» Data to process:
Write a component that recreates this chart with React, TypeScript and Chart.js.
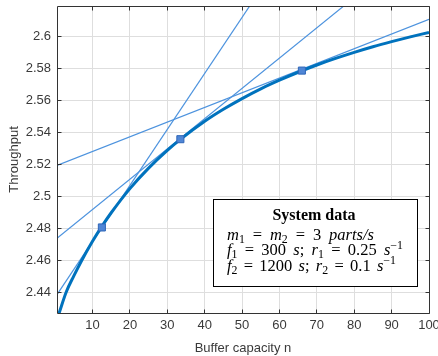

...

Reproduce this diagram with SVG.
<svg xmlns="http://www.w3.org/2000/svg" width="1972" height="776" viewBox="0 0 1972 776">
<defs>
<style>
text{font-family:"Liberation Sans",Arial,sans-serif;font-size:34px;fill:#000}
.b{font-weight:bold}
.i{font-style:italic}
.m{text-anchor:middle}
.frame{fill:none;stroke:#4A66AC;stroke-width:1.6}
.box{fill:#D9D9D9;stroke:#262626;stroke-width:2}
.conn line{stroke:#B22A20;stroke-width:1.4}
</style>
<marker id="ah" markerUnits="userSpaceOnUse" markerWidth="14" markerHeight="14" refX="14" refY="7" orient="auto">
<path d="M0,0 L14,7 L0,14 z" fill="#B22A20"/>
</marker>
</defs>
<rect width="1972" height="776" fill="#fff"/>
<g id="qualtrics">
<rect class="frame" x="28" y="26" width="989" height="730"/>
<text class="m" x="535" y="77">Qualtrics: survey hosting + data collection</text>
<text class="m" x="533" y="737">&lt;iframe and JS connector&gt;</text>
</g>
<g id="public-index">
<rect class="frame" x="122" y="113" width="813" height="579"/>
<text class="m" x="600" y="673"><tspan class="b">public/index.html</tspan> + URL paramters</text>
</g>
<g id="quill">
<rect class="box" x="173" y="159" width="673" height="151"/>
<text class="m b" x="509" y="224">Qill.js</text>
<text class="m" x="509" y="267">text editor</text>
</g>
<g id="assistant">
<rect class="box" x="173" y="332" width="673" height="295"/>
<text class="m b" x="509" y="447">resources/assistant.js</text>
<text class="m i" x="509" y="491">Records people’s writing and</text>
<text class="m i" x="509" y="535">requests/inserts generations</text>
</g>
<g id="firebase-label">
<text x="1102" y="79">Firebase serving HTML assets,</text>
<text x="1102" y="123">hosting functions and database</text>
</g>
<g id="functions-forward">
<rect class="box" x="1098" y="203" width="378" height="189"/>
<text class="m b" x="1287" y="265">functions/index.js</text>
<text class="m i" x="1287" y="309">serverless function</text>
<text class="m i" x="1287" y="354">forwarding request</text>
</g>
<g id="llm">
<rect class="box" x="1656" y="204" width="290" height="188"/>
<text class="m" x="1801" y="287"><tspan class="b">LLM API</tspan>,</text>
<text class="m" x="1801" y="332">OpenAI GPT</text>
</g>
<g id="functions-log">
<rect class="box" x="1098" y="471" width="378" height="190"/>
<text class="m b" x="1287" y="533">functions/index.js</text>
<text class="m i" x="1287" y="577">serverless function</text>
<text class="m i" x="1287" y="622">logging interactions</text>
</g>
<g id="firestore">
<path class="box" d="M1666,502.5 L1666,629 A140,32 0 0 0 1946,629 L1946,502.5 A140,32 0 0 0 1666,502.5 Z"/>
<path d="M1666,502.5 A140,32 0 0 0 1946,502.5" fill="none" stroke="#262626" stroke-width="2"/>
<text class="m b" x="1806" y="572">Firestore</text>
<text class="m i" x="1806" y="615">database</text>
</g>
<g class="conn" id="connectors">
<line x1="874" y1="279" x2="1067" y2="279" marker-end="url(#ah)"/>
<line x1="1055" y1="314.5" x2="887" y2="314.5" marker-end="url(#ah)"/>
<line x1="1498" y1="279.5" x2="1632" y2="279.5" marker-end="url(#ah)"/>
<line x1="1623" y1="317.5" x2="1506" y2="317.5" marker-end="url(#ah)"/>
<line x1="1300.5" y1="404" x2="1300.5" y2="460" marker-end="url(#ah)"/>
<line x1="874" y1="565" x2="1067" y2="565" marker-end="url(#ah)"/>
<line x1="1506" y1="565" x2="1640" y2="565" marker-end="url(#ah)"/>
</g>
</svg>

» Problem requirements:
Extract, from the material above, each line holding the word "with".

» Completed exercise:
Write a component that recreates this chart with React, TypeScript and Chart.js.
Reproduce this diagram with SVG.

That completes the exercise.